Competitors have begun to arrive in Beijing, with large numbers more expected this week. The Athletes Village, where many will be housed, had its opening ceremony Sunday.

Some Olympic teams, including the US one, are being issued face masks to protect them during training and daily life while in China. Du scoffed at such plans, saying athletes’ masks “would only end up an extra item in their luggage, and make their luggage heavier.”

Questionable data
Chinese officials’ insistence that Beijing’s air quality has been improving steadily since the city declared war on pollution in 1998 belies the facts and has contributed to the problem, according to Mr. Andrews.

“These positive messages take away from the message of enforcement,” he says. “Because they say it’s getting better, they lack the incentive to take the steps they really need to.”

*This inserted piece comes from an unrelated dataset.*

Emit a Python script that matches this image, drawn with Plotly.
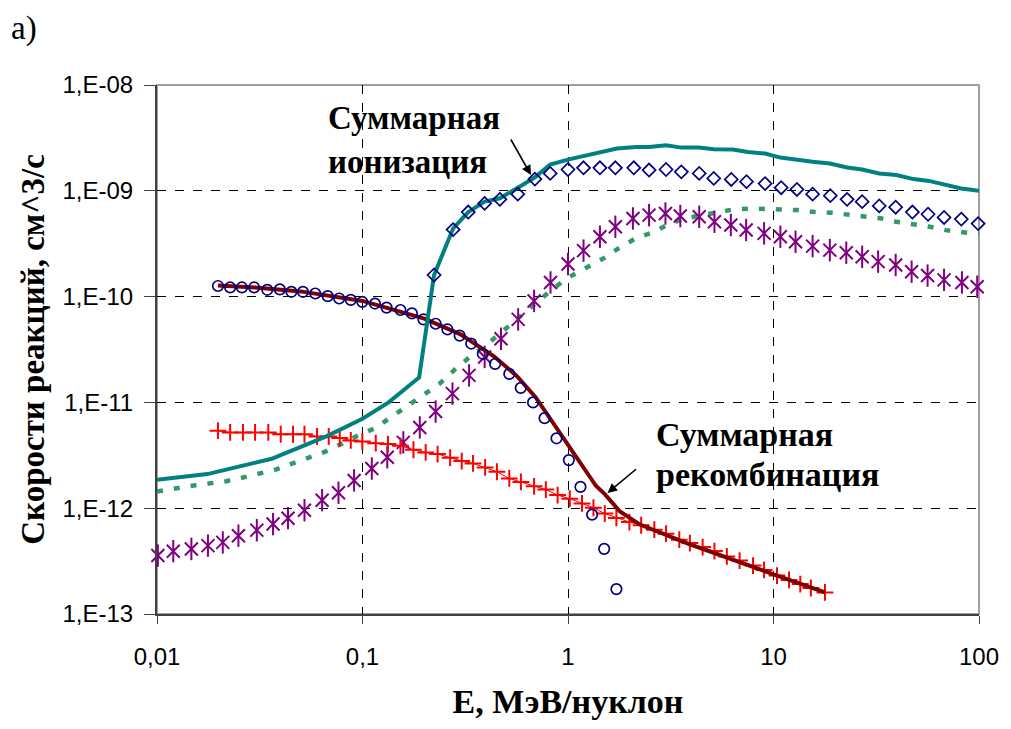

The improving figures do not reflect reality, says Andrews, who has scrutinized official air quality statistics and finds them wanting.

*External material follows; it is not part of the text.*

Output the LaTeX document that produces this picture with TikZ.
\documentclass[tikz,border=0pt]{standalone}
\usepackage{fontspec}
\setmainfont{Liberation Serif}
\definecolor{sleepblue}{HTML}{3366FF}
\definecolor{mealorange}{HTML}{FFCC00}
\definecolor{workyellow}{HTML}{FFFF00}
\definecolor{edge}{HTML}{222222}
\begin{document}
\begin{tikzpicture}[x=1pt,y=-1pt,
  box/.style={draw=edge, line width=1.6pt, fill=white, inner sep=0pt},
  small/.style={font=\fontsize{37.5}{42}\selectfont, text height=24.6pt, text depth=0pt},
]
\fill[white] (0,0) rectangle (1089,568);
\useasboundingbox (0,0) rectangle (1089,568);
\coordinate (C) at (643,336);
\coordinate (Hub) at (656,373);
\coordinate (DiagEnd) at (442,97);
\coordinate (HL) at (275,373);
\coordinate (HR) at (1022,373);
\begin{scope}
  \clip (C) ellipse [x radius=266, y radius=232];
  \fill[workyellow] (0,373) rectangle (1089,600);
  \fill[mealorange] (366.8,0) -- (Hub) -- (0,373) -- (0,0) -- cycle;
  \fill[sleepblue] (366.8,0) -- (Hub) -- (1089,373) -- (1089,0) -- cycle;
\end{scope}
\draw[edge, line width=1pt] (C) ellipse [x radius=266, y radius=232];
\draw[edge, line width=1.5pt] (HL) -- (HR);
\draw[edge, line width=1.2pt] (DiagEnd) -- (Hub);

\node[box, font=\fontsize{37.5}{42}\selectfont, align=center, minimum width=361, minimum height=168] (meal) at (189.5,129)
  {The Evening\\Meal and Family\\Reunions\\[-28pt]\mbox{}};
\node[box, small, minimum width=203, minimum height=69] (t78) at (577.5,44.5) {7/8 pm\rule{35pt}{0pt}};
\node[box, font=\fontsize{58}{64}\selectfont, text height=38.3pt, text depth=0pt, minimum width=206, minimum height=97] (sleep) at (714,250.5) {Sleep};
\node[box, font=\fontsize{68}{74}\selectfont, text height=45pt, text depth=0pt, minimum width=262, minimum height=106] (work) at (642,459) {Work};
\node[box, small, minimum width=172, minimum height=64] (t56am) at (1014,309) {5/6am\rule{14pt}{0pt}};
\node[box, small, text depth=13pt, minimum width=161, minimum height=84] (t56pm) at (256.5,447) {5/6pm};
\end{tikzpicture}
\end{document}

In 2000, he points out, the government relaxed the standard for permissible levels of nitrogen oxides in the atmosphere, which instantly improved the statistical quality of the air but did not reduce actual levels of the pollutant.

At the same time, the authorities stopped public reporting of ozone levels (popularly known as smog). In many countries, high ozone levels are reported and regularly used to alert citizens of a public health hazard. But in China, no ozone reports means, “it can be a ‘blue sky day’ in official terminology, but it can be awful outside,” Andrews says.

In 2006, the Beijing Environmental Protection Bureau removed two monitoring stations in high-traffic zones from the sample from which it derives a city-wide average, and replaced them in 2008 with three stations outside the city limits, according to Andrews’ study.

Further doubt over official figures was cast by a paper published this year in the scientific journal Air Quality, Atmosphere and Health by a group of researchers at the Chinese Research Academy of Environmental Sciences.

Testing Beijing’s air during the “Olympic period” last year, from August 7 to September 30, the researchers found that although sulfur dioxide, carbon monoxide, and nitrogen dioxide levels met Chinese standards, they were as much as 33 percent higher than the officially reported figures.

They found that particulate levels were 50 percent higher than officially reported, and that ozone levels were above the Chinese standard (which is twice as high as the WHO standard) on more than half the days measured.

If pollution does not ease in the next week, officials are reportedly considering even harsher restrictions on vehicle use in Beijing. In the end, however, air quality during the Games will depend greatly on the weather. “All they can do,” says one official with the organizing committee “is to pray for wind and rain.”